About
A lot can happen in the span of six years. The Star Wars saga can turn interesting again. Narcissistic nutcases with ghastly hair can assume commander-in-chief roles. The Chicago Cubs can even win a championship.
And Lightouts can ambush us all with the outta- nowhere stroke of genius that is Wake, their first long- player since 2013's Want.
Family commitments, geographic hurdles, vaporizing vocalists — all played a role in the unusually lengthy interval between Lightouts albums. Band leader Gavin Rhodes succinctly summarizes the downtime: “It sucks to say... but sometimes life gets in the way of rock 'n' roll.”
With the foursome — Rhodes (guitars, keyboards), Greg Nelson (lead vocals, guitars), Dean Perry (bass guitars), Josh Fleischmann (drums) — scattered these days between Brooklyn, Austin, and, uh, Peruvian Amazonia, getting the band together to lay down tracks isn't as simple as it once was. Add day jobs, kid-raising, ayahuasca experiments, and shaman-searching to the mix, and the risk of a logistical fiasco on par with corralling a thousand feral kittens gets perilously real.
Rhodes remained undeterred during the era between Want, which landed on several influential best-of-2013 lists, and Wake. After his creative partnership with Nelson went on hiatus mid-decade, Rhodes hooked up with Dead Kennedys singer Skip Greer for 2015's More Than Ever EP, which Rhodes released under the Lightouts name. Once Greer went back on holiday in Cambodia with his brand-name act, the stage was set for Rhodes and Nelson to reconnect and rekindle the spirit of their earlier work together. The rest is mystery.
Lightouts' finest feat on Wake, apart from the songs themselves, is making time seem to stand still. Eight of the record's ten tunes are brand-new — “Disappear” and “My My” have been revived and punched-up from their original single versions — but the sonic thread between Wake and Want is seamless. Even the records' titles read like companion pieces, separated by only two letters.

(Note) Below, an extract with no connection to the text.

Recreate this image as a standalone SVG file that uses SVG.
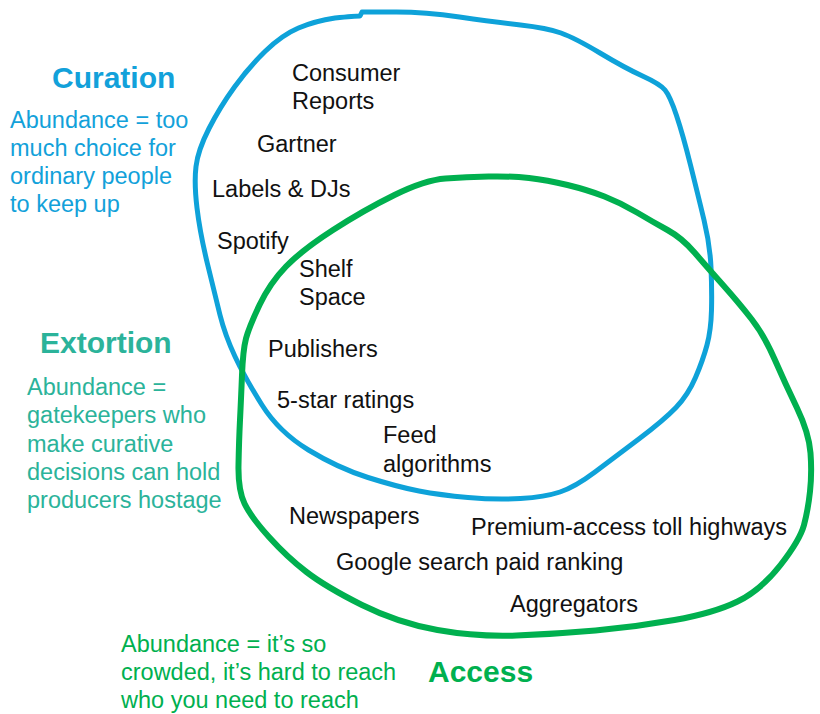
<svg xmlns="http://www.w3.org/2000/svg" width="820" height="714" viewBox="0 0 820 714">
  <style>
    .loop { fill: none; stroke-linecap: round; stroke-linejoin: round; }
    .blue-loop { stroke: #0ea2d9; stroke-width: 5; }
    .green-loop { stroke: #00b04f; stroke-width: 6; }
    text { font-family: "Liberation Sans", Arial, Helvetica, sans-serif; font-size: 23.5px; }
    .item { fill: #111111; }
    .head { font-size: 30px; font-weight: bold; }
    .c-blue { fill: #12a1da; }
    .c-teal { fill: #2bb39a; }
    .c-green { fill: #00b04f; }
  </style>
  <rect width="820" height="714" fill="#ffffff"/>

  <!-- hand-drawn loops -->
  <g id="connectors">
    <path id="curation-loop" class="loop blue-loop" d="M335,18 Q355,16 360,16 L362,12 Q368,12 396.5,12 Q425,12 459.5,17 Q494,22 520.5,25 Q547,28 561,33 Q575,38 600,53 Q625,68 642.5,76 Q660,84 665,90 Q670,96 676.5,115.5 Q683,135 690.5,165 Q698,195 704,220 Q710,245 711,267.5 Q712,290 711.5,310 Q711,330 707,345 Q703,360 695.5,377.5 Q688,395 676,407.5 Q664,420 639.5,438.5 Q615,457 595,472 Q575,487 560,492 Q545,497 520.5,498.5 Q496,500 468,497.5 Q440,495 419,491 Q398,487 368,477.5 Q338,468 308.5,450 Q279,432 262,405 Q245,378 235,356.5 Q225,335 220,315 Q215,295 207.5,264 Q200,233 197,208 Q194,183 196,166.5 Q198,150 209,128.5 Q220,107 234.5,87 Q249,67 265.5,51 Q282,35 298.5,28 Q315,21 335,18 Z"/>
    <path id="access-loop" class="loop green-loop" d="M445.5,178.5 Q466,177 488.5,176.5 Q511,176 529,178 Q547,180 567.5,185 Q588,190 604.5,196.5 Q621,203 637,212.5 Q653,222 667.5,230 Q682,238 694.5,252.5 Q707,267 723,285 Q739,303 751.5,319 Q764,335 774.5,359 Q785,383 797,408 Q809,433 810.5,453 Q812,473 810,491.5 Q808,510 804,525 Q800,540 780.5,565 Q761,590 737.5,601.5 Q714,613 674.5,620 Q635,627 595.5,630.5 Q556,634 516.5,635.5 Q477,637 437.5,630 Q398,623 362,605 Q326,587 306.5,572 Q287,557 269,537 Q251,517 244.5,503.5 Q238,490 238.5,465 Q239,440 240,420 Q241,400 242,375 Q243,350 246,338.5 Q249,327 259.5,305 Q270,283 286,266.5 Q302,250 333,230 Q364,210 394.5,195 Q425,180 445.5,178.5 Z"/>
  </g>

  <!-- category captions -->
  <g id="curation">
    <text class="head c-blue" x="52" y="88">Curation</text>
    <text class="c-blue" x="10" y="128">Abundance = too</text>
    <text class="c-blue" x="10" y="156">much choice for</text>
    <text class="c-blue" x="10" y="184">ordinary people</text>
    <text class="c-blue" x="10" y="212">to keep up</text>
  </g>
  <g id="extortion">
    <text class="head c-teal" x="40" y="353">Extortion</text>
    <text class="c-teal" x="27" y="395">Abundance =</text>
    <text class="c-teal" x="27" y="423">gatekeepers who</text>
    <text class="c-teal" x="27" y="452">make curative</text>
    <text class="c-teal" x="27" y="480">decisions can hold</text>
    <text class="c-teal" x="27" y="508">producers hostage</text>
  </g>
  <g id="access">
    <text class="head c-green" x="428" y="682">Access</text>
    <text class="c-green" x="121" y="652">Abundance = it’s so</text>
    <text class="c-green" x="121" y="680">crowded, it’s hard to reach</text>
    <text class="c-green" x="121" y="708">who you need to reach</text>
  </g>

  <!-- examples -->
  <g id="consumer-reports"><text class="item" x="292" y="81">Consumer</text><text class="item" x="292" y="109">Reports</text></g>
  <g id="gartner"><text class="item" x="257" y="152">Gartner</text></g>
  <g id="labels-djs"><text class="item" x="212" y="197">Labels &amp; DJs</text></g>
  <g id="spotify"><text class="item" x="217" y="249">Spotify</text></g>
  <g id="shelf-space"><text class="item" x="299" y="277">Shelf</text><text class="item" x="299" y="305">Space</text></g>
  <g id="publishers"><text class="item" x="268" y="357">Publishers</text></g>
  <g id="star-ratings"><text class="item" x="277" y="408">5-star ratings</text></g>
  <g id="feed-algorithms"><text class="item" x="383" y="443">Feed</text><text class="item" x="383" y="472">algorithms</text></g>
  <g id="newspapers"><text class="item" x="289" y="524">Newspapers</text></g>
  <g id="toll-highways"><text class="item" x="471" y="535">Premium-access toll highways</text></g>
  <g id="google-ranking"><text class="item" x="336" y="570">Google search paid ranking</text></g>
  <g id="aggregators"><text class="item" x="510" y="612">Aggregators</text></g>
</svg>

But even if Lightouts' sound remains (mostly) the same, Wake plays more concisely than the sprawling Want. The urgent pace hits early with nimbly chugging opener “Disappear” and continues on through “Celebrate,” the album's earworm of a crescendo. Along the way, “Yes I Dü” is a Hüskertacular wig-flipper, “Make Believe” grinds gracefully midway into the record, the major chorus in “Victory” backs up the song's big-talking title — and all three drop lyrical throwbacks to Want and its theme of weighing the true worth of certain desires within all of us. The band is tight as a Mason jar throughout, with Fleischmann and Perry locking in and careening around Rhodes' fluidly insistent guitar lines. Atop it all, Nelson's stirring vocals soar and dip like a hungry kingfisher, recalling a “Heroes”-era Bowie at the top of his emotive game.
A deeper listen to Wake reveals poignant September 11 recollections from a New Yorker (“Shake Your Sweet”), tempo shifts guaranteed to mess with your equilibrium (“Evil Hearted”), oblique references to seeing visions (“Wake”) and being miles away (“Lucky Strikes”), straight-up references to bailing out (“Disappear”)...there's no shortage of connect-the-dots material to work with here.
True to its title, Wake is the sound of Lightouts' rally from an extended nap. Or is it? Perhaps it's a funeral bell, a signal to mourn a loss — something the striking cover art evokes. Rhodes is banking on the first interpretation: He's on a creative tear these days, having amassed enough demos for another pair of albums, at least.
Time will tell — whether it seems to stand still or not.